Thursday, June 29, 2006

CO2's Crop Benefits Questioned

From tomorrow's Science magazine:
Increases in atmospheric carbon dioxide that accompany global climate change may be less of a boon to crop agriculture than previously thought, according to a new analysis. The Intergovernmental Panel for Climate Change, for instance, has concluded that the fertilizing effect of higher carbon dioxide levels could offset crop losses brought about by higher temperatures and lower soil moisture in a warmer global climate. But the IPCC's data come from old experiments on crops grown in greenhouses and shelters that don't properly capture real field conditions, say Stephen Long and colleagues. Their analysis of open-field experiments concludes that higher carbon dioxide levels will only enhance crop yields half as much as the older greenhouse experiments suggested.

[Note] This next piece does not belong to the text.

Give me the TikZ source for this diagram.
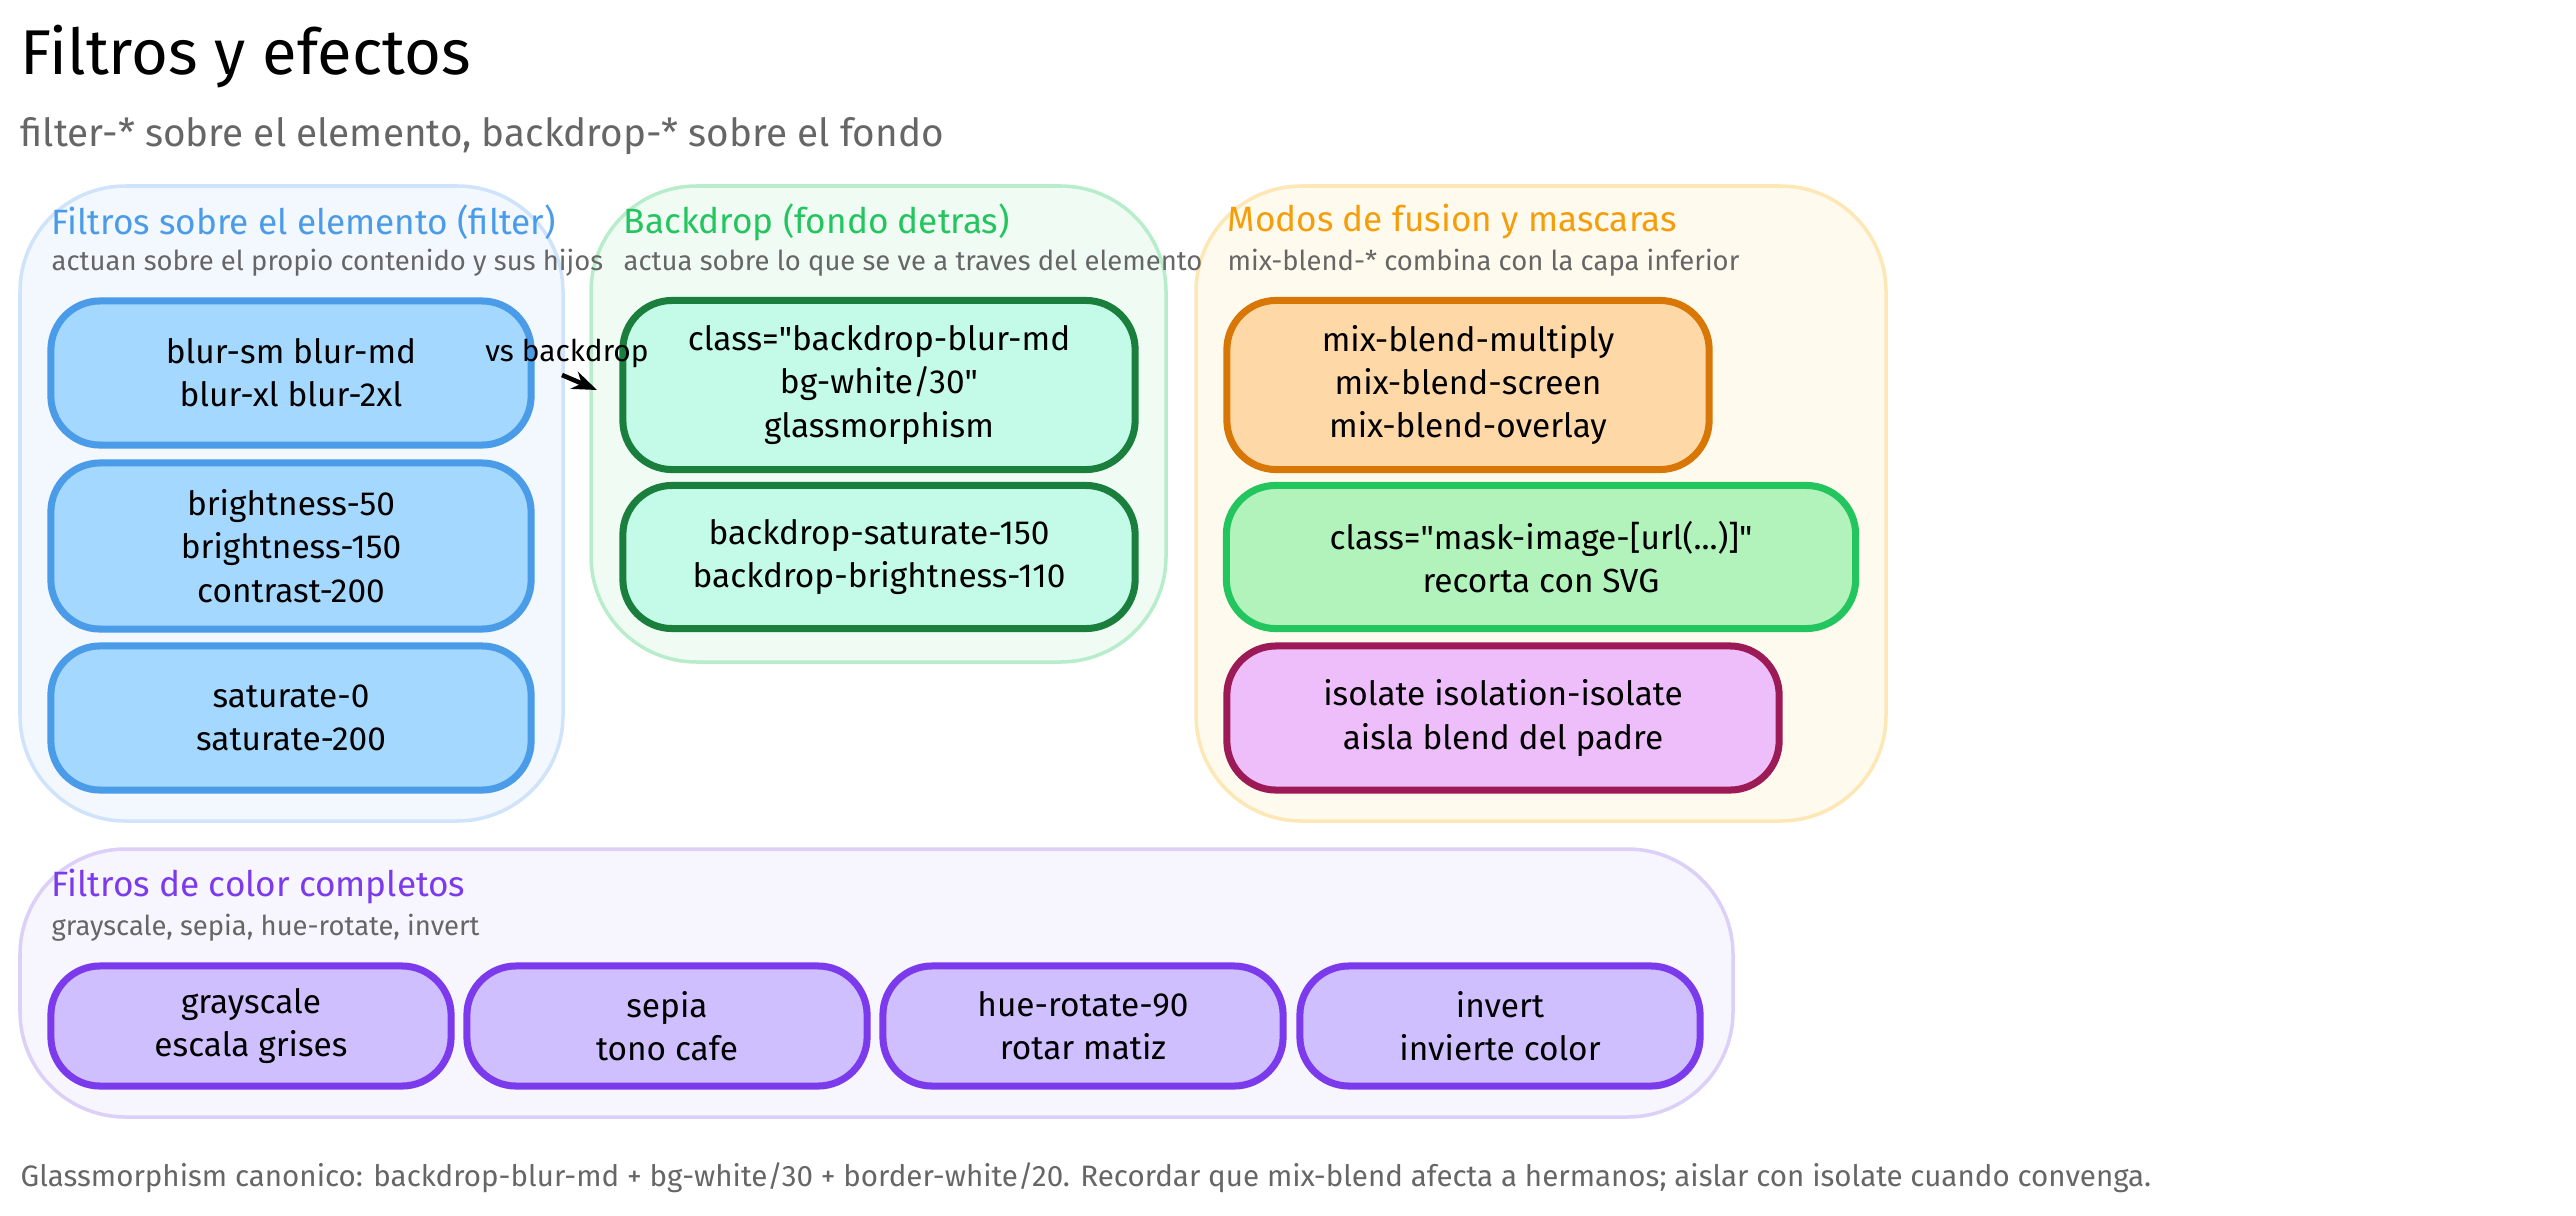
\documentclass[tikz,border=0pt]{standalone}
\usepackage{fontspec}
\setmainfont{Fira Sans}
\usetikzlibrary{positioning, fit, arrows.meta}
\definecolor{blueTxt}{HTML}{4A9CE8}
\definecolor{greenTxt}{HTML}{22C55E}
\definecolor{orangeTxt}{HTML}{F59E0B}
\definecolor{purpleTxt}{HTML}{7C3AED}
\definecolor{grayTxt}{HTML}{666666}
\definecolor{blueFill}{HTML}{F3F7FE}\definecolor{blueLine}{HTML}{CFE3FB}
\definecolor{greenFill}{HTML}{F0FBF4}\definecolor{greenLine}{HTML}{B8EDCB}
\definecolor{orangeFill}{HTML}{FFFAEE}\definecolor{orangeLine}{HTML}{FDE7B5}
\definecolor{violetFill}{HTML}{F7F5FD}\definecolor{violetLine}{HTML}{DCCFF8}
\definecolor{blueBox}{HTML}{A5D8FF}
\definecolor{mintBox}{HTML}{C3FAE8}\definecolor{mintLine}{HTML}{1A7F3C}
\definecolor{orangeBox}{HTML}{FFD8A8}\definecolor{orangeEdge}{HTML}{D97706}
\definecolor{greenBox}{HTML}{B2F2BB}
\definecolor{pinkBox}{HTML}{EEBEFA}\definecolor{pinkLine}{HTML}{9C1A55}
\definecolor{violetBox}{HTML}{D0BFFF}
\tikzset{
    group/.style = {rectangle, draw, rounded corners=30pt, line width=1pt, inner sep=0pt},
    box/.style = {rectangle, draw, rounded corners=14pt, line width=2pt, inner sep=0pt, align=center, font=\fontsize{9.5}{12.3}\selectfont},
    gtitle/.style = {anchor=west, inner sep=0pt, font=\fontsize{10}{12}\selectfont},
    gsub/.style = {anchor=west, inner sep=0pt, text=grayTxt, font=\fontsize{7.8}{9}\selectfont}
}

\begin{document}
\begin{tikzpicture}[x=0.01cm, y=-0.01cm]
    \useasboundingbox (0,0) rectangle (2576,1215);

    % --- HEADER ---
    \node [anchor=west, inner sep=0pt, font=\fontsize{18}{21}\selectfont] (title) at (20,57) {Filtros y efectos};
    \node [anchor=west, inner sep=0pt, text=grayTxt, font=\fontsize{11}{13}\selectfont] (subtitle) at (20,136) {filter-* sobre el elemento, backdrop-* sobre el fondo};

    % --- GROUPS ---
    \node [group, fill=blueFill, draw=blueLine, fit={(20,186)(563,821)}] (gfilter) {};
    \node [group, fill=greenFill, draw=greenLine, fit={(591,186)(1166,662)}] (gbackdrop) {};
    \node [group, fill=orangeFill, draw=orangeLine, fit={(1196,186)(1886,821)}] (gblend) {};
    \node [group, fill=violetFill, draw=violetLine, fit={(20,849)(1733,1117)}] (gcolor) {};

    \node [gtitle, text=blueTxt] (tfilter) at (51,222) {Filtros sobre el elemento (filter)};
    \node [gsub] (sfilter) at (51,263) {actuan sobre el propio contenido y sus hijos};
    \node [gtitle, text=greenTxt] (tbackdrop) at (623,222) {Backdrop (fondo detras)};
    \node [gsub] (sbackdrop) at (623,263) {actua sobre lo que se ve a traves del elemento};
    \node [gtitle, text=orangeTxt] (tblend) at (1227,222) {Modos de fusion y mascaras};
    \node [gsub] (sblend) at (1227,263) {mix-blend-* combina con la capa inferior};
    \node [gtitle, text=purpleTxt] (tcolor) at (51,887) {Filtros de color completos};
    \node [gsub] (scolor) at (51,928) {grayscale, sepia, hue-rotate, invert};

    % --- BOXES ---
    \node [box, fill=blueBox, draw=blueTxt, minimum width=4.8cm, minimum height=1.44cm] (blur) at (291,373) {blur-sm blur-md\\blur-xl blur-2xl};
    \node [box, fill=blueBox, draw=blueTxt, minimum width=4.8cm, minimum height=1.66cm] (bright) at (291,546) {brightness-50\\brightness-150\\contrast-200};
    \node [box, fill=blueBox, draw=blueTxt, minimum width=4.8cm, minimum height=1.44cm] (satur) at (291,718) {saturate-0\\saturate-200};

    \node [box, fill=mintBox, draw=mintLine, minimum width=5.12cm, minimum height=1.69cm] (glass) at (879,385) {class=\textquotedbl backdrop-blur-md\\bg-white/30\textquotedbl\\glassmorphism};
    \node [box, fill=mintBox, draw=mintLine, minimum width=5.12cm, minimum height=1.43cm] (bdsat) at (879,557) {backdrop-saturate-150\\backdrop-brightness-110};

    \node [box, fill=orangeBox, draw=orangeEdge, minimum width=4.82cm, minimum height=1.69cm] (mix) at (1468,385) {mix-blend-multiply\\mix-blend-screen\\mix-blend-overlay};
    \node [box, fill=greenBox, draw=greenTxt, minimum width=6.29cm, minimum height=1.43cm] (mask) at (1541,557) {class=\textquotedbl mask-image-[url(...)]\textquotedbl\\recorta con SVG};
    \node [box, fill=pinkBox, draw=pinkLine, minimum width=5.52cm, minimum height=1.44cm] (iso) at (1503,718) {isolate isolation-isolate\\aisla blend del padre};

    \node [box, fill=violetBox, draw=purpleTxt, minimum width=4cm, minimum height=1.2cm] (gray) at (251,1026) {grayscale\\escala grises};
    \node [box, fill=violetBox, draw=purpleTxt, minimum width=4cm, minimum height=1.2cm] (sepia) at (667,1026) {sepia\\tono cafe};
    \node [box, fill=violetBox, draw=purpleTxt, minimum width=4cm, minimum height=1.2cm] (hue) at (1083,1026) {hue-rotate-90\\rotar matiz};
    \node [box, fill=violetBox, draw=purpleTxt, minimum width=4cm, minimum height=1.2cm] (invert) at (1500,1026) {invert\\invierte color};

    % --- PATHS ---
    \coordinate (vsstart) at (562,375);
    \coordinate (vsend) at (597,390);
    \node [inner sep=0pt, font=\fontsize{8.5}{10}\selectfont] (vslabel) at (567,353) {vs backdrop};
    \draw [-{Stealth[length=7pt]}, line width=1.3pt] (vsstart) -- (vsend);

    % --- FOOTER ---
    \node [anchor=west, inner sep=0pt, text=grayTxt, font=\fontsize{8.4}{10}\selectfont] (note) at (20,1178) {Glassmorphism canonico: backdrop-blur-md + bg-white/30 + border-white/20. Recordar que mix-blend afecta a hermanos; aislar con isolate cuando convenga.};
\end{tikzpicture}
\end{document}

Carbon dioxide increases may not stimulate the growth of crops like corn and sorghum in the tropics at all, they note. The findings “may move impacts on agriculture higher up on the list of pressing concerns about climate change,” David Schimel writes in a related Perspective.

1 comment:

Juan M. Fermin said...

One of the most fundamental problems plants have in arid conditions, is deciding how much carbon they need. If they open up their pores too much, they end up losing precious moisture. Higher levels of CO2 would actually solve that problem, it's one of the reasons why Israel has seen such incredible growth rates in their forests, in such arid conditions. Since there is more CO2 in the atmosphere, the plants don't need to open their pores as much, and so they don't need as much moisture.